Das führt dann dazu, dass gegenüber der nüchternen (Natur-) Wissenschaft eine Wissenschaft zu benennen ist, die sich als Geisteswissenschaft immer wieder bemühen muss, den Überschwang, den sie aus der Begeisterung für ihre Entdeckungen und Thematiken immer wieder hervorruft, zu mäßigen.

 

Wie sehr „Geist“ sprachlich und ideenmäßig befruchtend ist, wird aus den unzähligen Wortbildungen mit „Geist“ deutlich: von „geistig“ über „vergeistigen“, „durchgeistigt“ zu „geistesabwesend“ „geistreich“ oder „Geistesgegenwart“. Daneben wird die Bedeutungskomponente, die auch bei „Begeisterung“ zu spüren ist, beibehalten: „geistige Getränke“, also Geist=Alkohol.

 

 

 

 

 

Man kann sagen, dass das Wort „Begeisterung“ und der dazu gehörige Objektbereich 'Leidenschaft' bis 'Verzückung' eine Neuorientierung der gesamten Geistesverfassung anzeigt, die im 18.Jahrhundert Fuß fasst und dann zum 21. Jahrhundert zwar konkreter wird („Kundenbegeisterung“). „Begeisterung“ zeigt die Verbindung zur gesamten „Geistes“-Verfassung an, ebenso wie deren Gefährdung ('Verzückung' ).
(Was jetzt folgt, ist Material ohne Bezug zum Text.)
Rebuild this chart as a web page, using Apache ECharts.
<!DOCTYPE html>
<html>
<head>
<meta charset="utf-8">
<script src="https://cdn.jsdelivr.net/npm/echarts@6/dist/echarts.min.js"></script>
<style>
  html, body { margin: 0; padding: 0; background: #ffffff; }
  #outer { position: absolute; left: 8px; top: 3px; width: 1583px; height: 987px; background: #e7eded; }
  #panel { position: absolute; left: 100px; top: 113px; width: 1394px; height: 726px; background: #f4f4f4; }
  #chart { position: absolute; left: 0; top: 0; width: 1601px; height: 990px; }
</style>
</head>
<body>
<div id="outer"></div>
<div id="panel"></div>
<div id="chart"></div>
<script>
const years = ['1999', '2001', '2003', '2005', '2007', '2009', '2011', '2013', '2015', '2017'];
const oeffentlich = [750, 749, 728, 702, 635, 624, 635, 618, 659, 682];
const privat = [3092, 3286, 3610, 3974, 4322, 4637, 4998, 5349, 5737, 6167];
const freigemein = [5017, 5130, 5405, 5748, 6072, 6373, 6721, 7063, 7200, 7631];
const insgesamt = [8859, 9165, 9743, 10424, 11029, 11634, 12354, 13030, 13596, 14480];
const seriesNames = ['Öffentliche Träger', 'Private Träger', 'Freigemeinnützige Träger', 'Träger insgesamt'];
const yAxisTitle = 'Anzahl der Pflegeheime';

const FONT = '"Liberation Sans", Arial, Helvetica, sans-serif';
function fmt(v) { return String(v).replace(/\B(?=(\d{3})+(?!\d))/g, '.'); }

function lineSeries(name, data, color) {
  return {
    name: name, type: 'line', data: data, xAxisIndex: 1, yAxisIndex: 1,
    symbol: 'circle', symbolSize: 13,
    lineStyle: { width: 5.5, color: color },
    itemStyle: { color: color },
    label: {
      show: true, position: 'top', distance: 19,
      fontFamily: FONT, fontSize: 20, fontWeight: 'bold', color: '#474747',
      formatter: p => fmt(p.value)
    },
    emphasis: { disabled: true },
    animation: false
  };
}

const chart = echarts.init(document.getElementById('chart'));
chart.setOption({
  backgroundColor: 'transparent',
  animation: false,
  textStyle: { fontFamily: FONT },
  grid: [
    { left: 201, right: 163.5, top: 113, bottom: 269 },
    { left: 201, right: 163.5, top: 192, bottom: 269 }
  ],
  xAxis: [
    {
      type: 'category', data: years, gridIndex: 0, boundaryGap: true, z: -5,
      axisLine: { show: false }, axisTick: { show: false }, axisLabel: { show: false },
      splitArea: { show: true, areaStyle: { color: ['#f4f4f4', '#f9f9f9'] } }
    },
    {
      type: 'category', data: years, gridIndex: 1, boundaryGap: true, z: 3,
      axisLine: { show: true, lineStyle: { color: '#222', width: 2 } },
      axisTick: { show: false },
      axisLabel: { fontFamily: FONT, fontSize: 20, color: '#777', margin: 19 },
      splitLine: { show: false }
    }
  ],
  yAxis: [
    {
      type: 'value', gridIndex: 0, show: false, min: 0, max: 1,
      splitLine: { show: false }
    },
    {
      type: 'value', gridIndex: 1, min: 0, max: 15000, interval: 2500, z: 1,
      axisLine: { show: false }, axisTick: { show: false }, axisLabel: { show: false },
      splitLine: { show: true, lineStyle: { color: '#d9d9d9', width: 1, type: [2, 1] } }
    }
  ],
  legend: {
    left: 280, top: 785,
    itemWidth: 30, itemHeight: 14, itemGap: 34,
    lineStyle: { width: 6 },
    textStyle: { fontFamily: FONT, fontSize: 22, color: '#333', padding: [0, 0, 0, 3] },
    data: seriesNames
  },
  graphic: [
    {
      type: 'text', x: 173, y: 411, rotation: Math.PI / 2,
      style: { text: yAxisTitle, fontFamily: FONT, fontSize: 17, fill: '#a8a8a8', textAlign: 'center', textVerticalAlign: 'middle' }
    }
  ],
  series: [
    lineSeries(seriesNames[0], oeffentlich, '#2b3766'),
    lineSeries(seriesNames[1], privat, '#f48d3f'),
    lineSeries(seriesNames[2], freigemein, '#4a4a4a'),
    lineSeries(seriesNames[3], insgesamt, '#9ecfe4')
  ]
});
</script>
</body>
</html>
Es ist dies also ein Wort, das wohlüberlegt angewendet sein will.

 

 

 

Für den Einzelnen bedeutet dies, dass er sehr wohl aus seiner „Normalität“ hervorgehen kann und soll und „überschwänglich“ einer Sache anhängen kann, er sollte aber darauf achten, dass das seine Gefühle bleiben und sie nicht einer Ausbeutung anheimfallen. Wir sollten nicht vergessen, dass „Begeisterung“ entfacht, geweckt werden kann, wie eine Welle hochkommt, um schließlich schnell zu verrinnen. Begeisterung ist ein kurzer Gefühlsaufschwung.

 

 

 

 

 

Begeisterung ist ein Fahnenwort der Moderne, denn es benennt die Schwierigkeit, einerseits den für die Kreativität nötigen Überschwang zu kontrollieren und benennt andererseits die Ausbeutungsmöglichkeit dieser Kreativität.